Philip Rose is the founding director of investment firm Halwyn Capital. He has been a shareholder in SJP since early Q4 2023, but says the position is "non-material". The company's share price does not substantially impact his own finances.
He says he was struck by SJP's historical approach to charging its pension clients and has submitted a document bearing Halwyn's corporate branding to his local Edinburgh MP Joanna Cherry in an attempt to encourage the TSC to probe SJP's business practices. He has also used his position as a shareholder to highlight his concerns to SJP's investor relations team.
Last year, SJP announced it would be overhauling its fee model for new clients after coming under pressure from the Financial Conduct Authority (FCA). It has since announced plans for a £426 million provision for client refunds, a move which sent its own shares plummeting last week.
Rose first started investigating SJP's withdrawal charges for its pension clients in September last year – before SJP's work with the regulator and subsequent fee overhaul were made public, but after Consumer Duty rules came into force in July. He says he was surprised the UK's largest wealth manager had continued to use deferred sales charges, which have been long-abandoned by the wider financial services world.
Clients Don't Understand SJP Charges
"This style of accounting for charges gets used because it appears to soften the blow from the investor's perspective," Rose alleges.
"The investors do not see a chunk of their pot disappear on day one when they invest, even though that is what is happening. They just smooth it through the accounting.
"You often end up with this scenario where you have got a product with a deferred sales charge with an associated early withdrawal charge where clients think: 'well if I do not come out, I do not pay it. That is universally misunderstood.'"

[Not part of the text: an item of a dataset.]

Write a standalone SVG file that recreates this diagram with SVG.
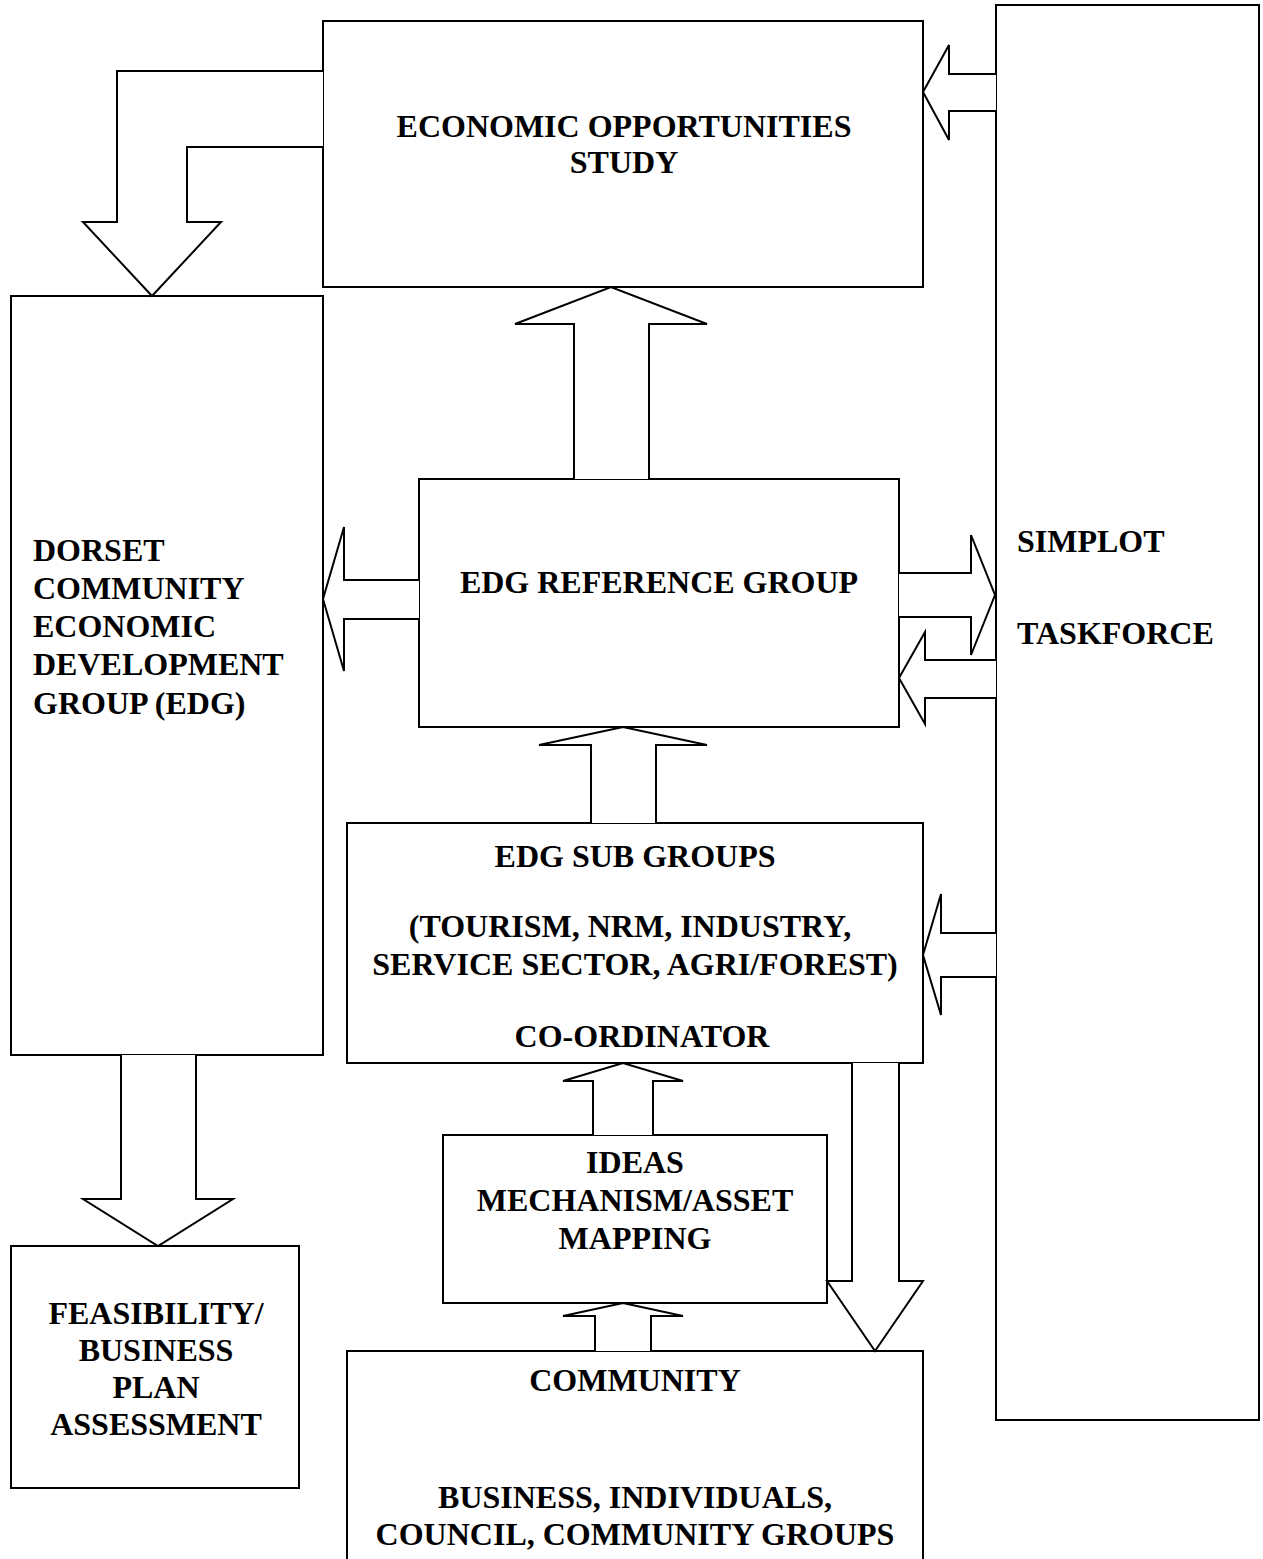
<svg xmlns="http://www.w3.org/2000/svg" width="1263" height="1559" viewBox="0 0 1263 1559">
<style>
.box{fill:#fff;stroke:#000;stroke-width:2}
.arr{fill:#fff;stroke:#000;stroke-width:2;stroke-linejoin:miter}
text{font-family:"Liberation Serif","Times New Roman",serif;font-weight:bold;font-size:32px;fill:#000}
.c{text-anchor:middle}
</style>
<rect width="1263" height="1559" fill="#fff"/>
<g id="nodes">
<g id="eos"><rect class="box" x="323" y="21" width="600" height="266"/>
<text class="c" x="624" y="137">ECONOMIC OPPORTUNITIES</text><text class="c" x="624" y="173">STUDY</text></g>
<g id="dorset"><rect class="box" x="11" y="296" width="312" height="759"/>
<text x="33" y="561">DORSET</text><text x="33" y="599">COMMUNITY</text><text x="33" y="637">ECONOMIC</text><text x="33" y="675">DEVELOPMENT</text><text x="33" y="714">GROUP (EDG)</text></g>
<g id="simplot"><rect class="box" x="996" y="5" width="263" height="1415"/>
<text x="1017" y="552">SIMPLOT</text><text x="1017" y="644">TASKFORCE</text></g>
<g id="edgref"><rect class="box" x="419" y="479" width="480" height="248"/>
<text class="c" x="659" y="593">EDG REFERENCE GROUP</text></g>
<g id="subgroups"><rect class="box" x="347" y="823" width="576" height="240"/>
<text class="c" x="635" y="867">EDG SUB GROUPS</text><text class="c" x="630" y="937">(TOURISM, NRM, INDUSTRY,</text><text class="c" x="635" y="975">SERVICE SECTOR, AGRI/FOREST)</text><text class="c" x="642" y="1047">CO-ORDINATOR</text></g>
<g id="ideas"><rect class="box" x="443" y="1135" width="384" height="168"/>
<text class="c" x="635" y="1173">IDEAS</text><text class="c" x="635" y="1211">MECHANISM/ASSET</text><text class="c" x="635" y="1249">MAPPING</text></g>
<g id="feasibility"><rect class="box" x="11" y="1246" width="288" height="242"/>
<text class="c" x="156" y="1324">FEASIBILITY/</text><text class="c" x="156" y="1361">BUSINESS</text><text class="c" x="156" y="1398">PLAN</text><text class="c" x="156" y="1435">ASSESSMENT</text></g>
<g id="community"><path class="box" d="M347,1565 V1351 H923 V1565"/>
<text class="c" x="635" y="1391">COMMUNITY</text><text class="c" x="635" y="1508">BUSINESS, INDIVIDUALS,</text><text class="c" x="635" y="1545">COUNCIL, COMMUNITY GROUPS</text></g>
</g>
<g id="connectors">
<polyline class="arr" points="323,71 117,71 117,222 83,222 152,296 221,222 187,222 187,147 323,147"/>
<polyline class="arr" points="996,74 949,74 949,45 923,92 949,140 949,111 996,111"/>
<polyline class="arr" points="574,479 574,324 515,324 611,287 707,324 649,324 649,479"/>
<polyline class="arr" points="419,580 344,580 344,527 323,599 344,671 344,619 419,619"/>
<polyline class="arr" points="899,573 971,573 971,535 995,595 971,655 971,617 899,617"/>
<polyline class="arr" points="996,660 925,660 925,632 899,678 925,724 925,698 996,698"/>
<polyline class="arr" points="591,823 591,745 539,745 623,727 707,745 656,745 656,823"/>
<polyline class="arr" points="996,933 941,933 941,894 923,955 941,1015 941,977 996,977"/>
<polyline class="arr" points="593,1135 593,1081 563,1081 623,1063 683,1081 653,1081 653,1135"/>
<polyline class="arr" points="852,1063 852,1281 827,1281 875,1351 923,1281 899,1281 899,1063"/>
<polyline class="arr" points="595,1351 595,1316 563,1316 623,1303 683,1316 651,1316 651,1351"/>
<polyline class="arr" points="121,1055 121,1199 83,1199 158,1246 233,1199 196,1199 196,1055"/>
</g>
</svg>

Rose believes that, if SJP had pursued a policy of waiving the early withdrawal charge and clients subsequently left within six years, it would force SJP to refund the commission already charged and paid away, resulting in a cash hit for the company. Instead, clients are left with a system they find hard to understand.
"Clients do not understand it, the company's own insitutional investors struggle with it. Even I am digging through all the paperwork," he says.
"With all my years of experience, it took me a while to get to the bottom of exactly how they were charging it. An ordinary consumer, frankly, has zero chance of understanding how the charges work on the pension side."
In his view this may contravene four of the FCA's 12 Principles, which all financial services firms within its regulatory perimeter must observe (see below): integrity, customer's interests, communications with clients, and the recently-implemented Consumer Duty, which demands relevant firms must deliver "good outcomes" for retail financial customers.
In subsequent communication with Cherry seen by Morningstar, Rose writes the business's pension plans may have been misleading because clients may have made decisions based on a misunderstanding of the information presented to them.
There is also the possibility that, if SJP's pension clients universally realised there was not an explicit extra charge for them to leave, then the company's impressive client retention rates might falter, he adds.
"The overwhelming majority of [SJP's] investment products do not offer value to customers, by their own assessment," the document reads.
"They have relatively high charges and, in relation to their pension products, they are opaque and misleading in their presentation by the company, particularly with regard to point-of-sale commissions."
He adds he has also sent an "in-depth report" on SJP to the FCA, the Treasury itself, and the TSC's own clerks, who "triage" submissions to it.
Pension Clients Are Central
Although this particular example of charging only relates to SJP's pension business, Rose argues the issue is hugely significant because the business's pension clients are a driver of its revenues.
"Back in October, SJP announced some changes to its pricing structures. One of the things that is happening after these changes is, for new pension clients, it is moving away from deferred sales charges to a simple upfront sales charge," he says.
"They are moving in the right direction, but that does not improve things for the existing client bank. The reason any financial organisation has ever used this type of sales charge in the past is because simply it doesn't look as bad to the client. That's the whole reason the industry invented it in the first place."
Over the last 12 months, shares in SJP have fallen 66%. The company has swung to an annual attributable pre-tax loss of £4.5 million for 2023, compared to a £503.9 million profit in 2022. That said, total funds under management have jumped 13% to £168.2 billion at the end of 2023 from £148.4 billion.
On the back of the results, SJP declared a final dividend of 8p, cut from 37.19p. This lowered its full-year dividend to 23.83p from 52.78p.
A spokesperson for SJP declined to comment.